▸ Task objective: Each line that includes "this" counts once; give the total and nothing besides.
-- start Collected material --
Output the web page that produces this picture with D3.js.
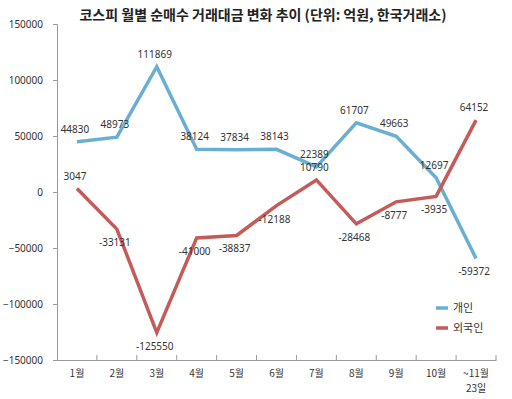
<!DOCTYPE html>
<html><head><meta charset="utf-8">
<script src="https://cdn.jsdelivr.net/npm/d3@7"></script>
<style>body{margin:0;background:#fff;}svg{display:block;font-family:"Noto Sans CJK KR","Noto Sans",sans-serif;}</style>
</head><body><svg id="c" width="512" height="399"></svg>
<script>
const months = ["1월","2월","3월","4월","5월","6월","7월","8월","9월","10월","~11월|23일"];
const individual = [44830,48973,111869,38124,37834,38143,22389,61707,49663,12697,-59372];
const foreign = [3047,-33131,-125550,-41000,-38837,-12188,10790,-28468,-8777,-3935,64152];
const indivLabelPos = ["a","a","a","a","a","a","a","a","a","a","b"];
const foreignLabelPos = ["a","b","b","b","b","b","a","b","b","b","a"];
const yTicks = [150000,100000,50000,0,-50000,-100000,-150000];
const seriesNames = ["개인","외국인"];
const colors = ["#6aafd2","#c55b58"];

const svg = d3.select("#c");
const x = d3.scaleBand().domain(months).range([57,496]);
const y = d3.scaleLinear().domain([-150000,150000]).range([360,24]);

svg.append("text").attr("x",263).attr("y",20).attr("text-anchor","middle")
  .attr("font-size",14).attr("font-weight","bold").attr("fill","#222")
  .text("코스피 월별 순매수 거래대금 변화 추이 (단위: 억원, 한국거래소)");

// y axis
const ya = svg.append("g").attr("transform","translate(57,0)")
  .call(d3.axisLeft(y).tickValues(yTicks).tickSize(4).tickPadding(10).tickFormat(d3.format("d")));
ya.select(".domain").attr("stroke","#999");
ya.selectAll(".tick line").attr("stroke","#999");
ya.selectAll(".tick text").attr("font-size",10).attr("fill","#333").attr("font-family","'Noto Sans',sans-serif");

// x axis
const xa = svg.append("g").attr("transform","translate(0,360)")
  .call(d3.axisBottom(x).tickSize(0).tickFormat(""));
xa.select(".domain").attr("stroke","#999");
xa.selectAll(".tick").remove();
const bounds = months.map(m=>x(m)).concat([x.range()[1]]);
svg.append("g").selectAll("line").data(bounds.slice(1)).join("line")
  .attr("x1",d=>d).attr("x2",d=>d).attr("y1",355).attr("y2",360).attr("stroke","#999");
const xl = svg.append("g").selectAll("text").data(months).join("text")
  .attr("x",d=>x(d)+x.bandwidth()/2).attr("y",377).attr("text-anchor","middle")
  .attr("font-size",10).attr("fill","#333");
xl.each(function(d){
  const parts = d.split("|");
  const t = d3.select(this);
  parts.forEach((p,i)=>t.append("tspan").attr("x",x(d)+x.bandwidth()/2).attr("dy",i?15:0).text(p));
});

const cx = d=>x(d)+x.bandwidth()/2;
const line = d3.line().x((d,i)=>cx(months[i])).y(d=>y(d));
[individual,foreign].forEach((s,k)=>{
  svg.append("path").datum(s).attr("d",line).attr("fill","none")
    .attr("stroke",colors[k]).attr("stroke-width",3.5).attr("stroke-linejoin","miter");
});

function labels(s,pos){
  svg.append("g").selectAll("text").data(s).join("text")
    .attr("x",(d,i)=>cx(months[i])-2)
    .attr("y",(d,i)=>pos[i]==="a"? y(d)-9 : y(d)+17)
    .attr("text-anchor","middle").attr("font-size",10).attr("fill","#333")
    .attr("font-family","'Noto Sans',sans-serif")
    .text(d=>d);
}
labels(individual,indivLabelPos);
labels(foreign,foreignLabelPos);

// legend
const lg = svg.append("g");
seriesNames.forEach((n,k)=>{
  const yy = 308 + k*20;
  lg.append("line").attr("x1",436).attr("x2",448).attr("y1",yy).attr("y2",yy)
    .attr("stroke",colors[k]).attr("stroke-width",3.5);
  lg.append("text").attr("x",453).attr("y",yy+4).attr("font-size",11).attr("fill","#333").text(n);
});
</script></body></html>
-- end Collected material --
▸ Finished exercise: 2